Baseball: Conig's Comeback | TIME

Publish date: 2024-07-14

His first pitch came in tight. I jumped back and my helmet flew off. There was this tremendous ringing noise. I couldn’t stand it. Just a loud shriek all over me. I was trying to find some place in my mouth where I could get air through, but I couldn’t breathe. I kept saying to myself, “Oh, God, let me breathe.” I didn’t think about my future in baseball. I just wanted to stay alive.

Thus did Boston Red Sox Outfielder Tony Conigliaro describe that terrible night of Aug. 18, 1967, when a ball thrown by California Angels Pitcher Jack Hamilton smashed into his left temple. He was injured so severely that doctors predicted he would never play professional baseball again. But Conigliaro fought an extraordinary battle to prove the doctors wrong. Last week, as the Grapefruit Circuit closed, the 24-year-old Conigliaro was not only back in uniform but whacking the ball with the gusto and effectiveness of old.

Hopelessly Blurred. The League’s pitchers have not forgotten Conigliaro. In 1965, his second season with the Red Sox, the 6-ft. 3-in. slugger from Swampscott, Mass., hit 32 home runs to lead the American League. The following year, he cracked 28 home runs. When he was cut down in Fenway Park, he was batting .287, had belted 20 home runs and had played a major role in the campaign that eventually landed Boston its first pennant in 21 years.

But there was no World Series for Tony that year. The pitched ball had fractured his cheekbone in three places and dislocated his jaw; it also left him completely blind for 48 hours after the accident. When he was released from the hospital eight days later, the imprint of the baseball’s stitches was still visible on his brow, and the vision of his left eye was hopelessly blurred.

Neither Tony nor his family would quit. His mother said novenas to St. Jude (patron saint of hopeless cases). His father offered his eyes for transplants. The experts sadly shook their heads. Tony was through, they said. The force of the blow had punched a tiny hole in his retina, thus causing a loss of depth perception, a hitter’s most valuable asset. Tony still insisted on going to spring training last year, but his performance only confirmed the medical diagnosis. In batting practice he missed pitches by a full foot. In exhibition games he struck out constantly. Finally, after fanning three times against the Washington Senators, he stormed into the clubhouse and, as one observer recalled, “nearly tore the place apart.”
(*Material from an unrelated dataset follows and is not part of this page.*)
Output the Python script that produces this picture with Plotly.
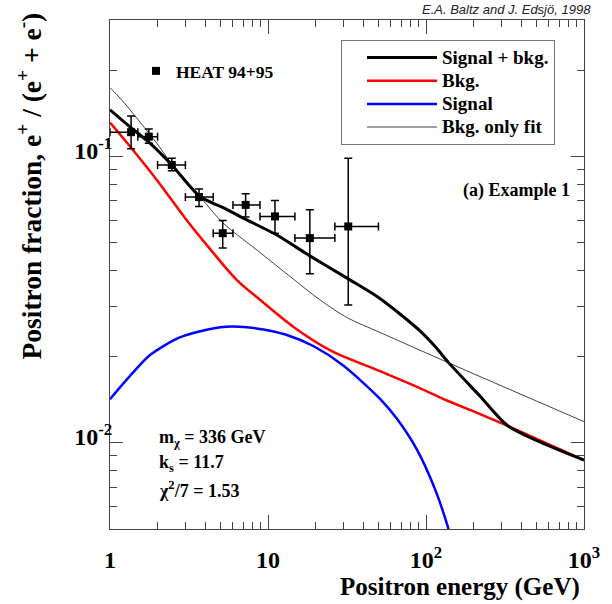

Said Red Sox Trainer Buddy LeRoux: “How can you blame a 23-year-old kid who finds out he can’t see?”The handsome slugger then took a halfhearted swing at entertainment. At St. Mary’s High School in Lynn, Mass., he had proved as accomplished onstage as on the diamond, so he traded on his name to land bookings on Cape Cod and around Boston. He sang once on the Johnny Carson Show and cut several records, but it was clear that he was not destined to be the next Sinatra. Conigliaro could not have cared less. “I would rather have played baseball for nothing,” he recalls.
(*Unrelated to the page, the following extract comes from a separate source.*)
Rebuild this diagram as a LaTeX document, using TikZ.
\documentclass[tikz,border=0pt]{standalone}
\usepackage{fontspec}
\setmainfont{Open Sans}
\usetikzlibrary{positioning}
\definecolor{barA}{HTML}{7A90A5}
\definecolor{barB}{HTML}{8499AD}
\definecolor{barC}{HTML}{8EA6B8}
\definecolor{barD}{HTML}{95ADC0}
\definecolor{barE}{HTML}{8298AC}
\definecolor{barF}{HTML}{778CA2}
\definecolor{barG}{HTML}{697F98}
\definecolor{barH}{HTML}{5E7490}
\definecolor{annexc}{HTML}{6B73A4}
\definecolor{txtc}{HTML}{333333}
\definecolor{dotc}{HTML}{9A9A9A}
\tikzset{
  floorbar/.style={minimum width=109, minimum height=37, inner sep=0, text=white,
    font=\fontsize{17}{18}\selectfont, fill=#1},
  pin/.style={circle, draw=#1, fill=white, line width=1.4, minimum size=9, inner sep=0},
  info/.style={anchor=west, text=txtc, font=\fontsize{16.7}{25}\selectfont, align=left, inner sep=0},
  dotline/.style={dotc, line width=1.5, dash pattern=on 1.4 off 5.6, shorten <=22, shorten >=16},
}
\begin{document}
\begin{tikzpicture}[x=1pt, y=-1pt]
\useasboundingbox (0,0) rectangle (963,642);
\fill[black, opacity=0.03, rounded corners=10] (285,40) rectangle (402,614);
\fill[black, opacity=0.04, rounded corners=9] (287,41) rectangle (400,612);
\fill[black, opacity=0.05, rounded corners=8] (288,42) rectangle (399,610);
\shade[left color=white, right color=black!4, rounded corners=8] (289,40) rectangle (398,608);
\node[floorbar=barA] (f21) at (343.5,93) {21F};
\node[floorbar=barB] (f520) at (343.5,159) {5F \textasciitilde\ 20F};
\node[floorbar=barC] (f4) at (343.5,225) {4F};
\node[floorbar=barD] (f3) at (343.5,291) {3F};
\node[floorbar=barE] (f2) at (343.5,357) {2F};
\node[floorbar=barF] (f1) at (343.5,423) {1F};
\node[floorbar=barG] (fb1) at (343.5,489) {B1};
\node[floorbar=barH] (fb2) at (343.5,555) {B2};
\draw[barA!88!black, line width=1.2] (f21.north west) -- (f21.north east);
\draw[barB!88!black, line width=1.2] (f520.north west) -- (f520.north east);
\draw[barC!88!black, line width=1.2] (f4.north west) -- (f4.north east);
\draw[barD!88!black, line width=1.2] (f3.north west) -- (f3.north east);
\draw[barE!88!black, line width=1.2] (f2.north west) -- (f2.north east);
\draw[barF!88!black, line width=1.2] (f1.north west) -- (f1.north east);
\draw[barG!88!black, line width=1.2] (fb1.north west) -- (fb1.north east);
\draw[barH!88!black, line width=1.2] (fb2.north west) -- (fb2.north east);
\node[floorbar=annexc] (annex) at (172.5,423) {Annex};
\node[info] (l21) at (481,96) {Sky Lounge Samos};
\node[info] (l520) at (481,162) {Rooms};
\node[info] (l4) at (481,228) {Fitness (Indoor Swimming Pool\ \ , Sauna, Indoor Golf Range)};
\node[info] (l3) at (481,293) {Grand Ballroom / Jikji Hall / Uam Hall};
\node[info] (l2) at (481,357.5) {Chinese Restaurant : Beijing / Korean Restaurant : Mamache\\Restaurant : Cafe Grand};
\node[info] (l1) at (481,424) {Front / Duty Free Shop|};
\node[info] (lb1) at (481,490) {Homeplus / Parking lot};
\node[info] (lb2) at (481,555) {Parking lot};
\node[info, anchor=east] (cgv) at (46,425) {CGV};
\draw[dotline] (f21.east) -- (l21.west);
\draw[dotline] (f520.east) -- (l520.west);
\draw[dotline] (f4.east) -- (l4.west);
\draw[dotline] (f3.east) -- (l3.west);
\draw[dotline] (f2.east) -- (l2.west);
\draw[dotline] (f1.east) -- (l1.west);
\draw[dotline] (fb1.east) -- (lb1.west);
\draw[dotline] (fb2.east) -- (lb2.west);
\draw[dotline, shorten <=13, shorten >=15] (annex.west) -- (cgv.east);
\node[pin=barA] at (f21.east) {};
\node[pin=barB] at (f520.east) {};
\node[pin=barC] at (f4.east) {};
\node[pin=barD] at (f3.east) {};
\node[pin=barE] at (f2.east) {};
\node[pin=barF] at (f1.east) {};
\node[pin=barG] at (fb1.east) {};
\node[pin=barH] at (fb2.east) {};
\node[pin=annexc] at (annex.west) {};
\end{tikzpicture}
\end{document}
Swinging Ever Since. Tony made another comeback try in November—this time as a pitcher in the Florida Instructional League. “I got bombed in my second start,” he admits. In that same game, however, he lined two clean hits. Inexplicably, Tony’s vision had improved from 20/300 to 20/20, and his eyesight was pronounced normal by puzzled doctors at Boston’s Retina Foundation. “When I heard the news,” he says, “I ordered a supply of bats.”

He has been swinging them ever since. After rejoining the Red Sox this spring, Boston Manager Dick Williams says, “Tony regained his touch and started stinging the ball. He’s looked like the old Conig.” Conigliaro himself says he can now “get his eye on the spin of the ball,” recently proved it by whacking a single and a home run to lead the Red Sox to a 4-3 victory over the Cincinnati Reds. “Tony never doubted that he could do it,” says Williams, “and he made believers out of all of us.” Tony has made such a believer of Williams, in fact, that the Red Sox manager will start him in right field position this week in the season’s opener against Baltimore.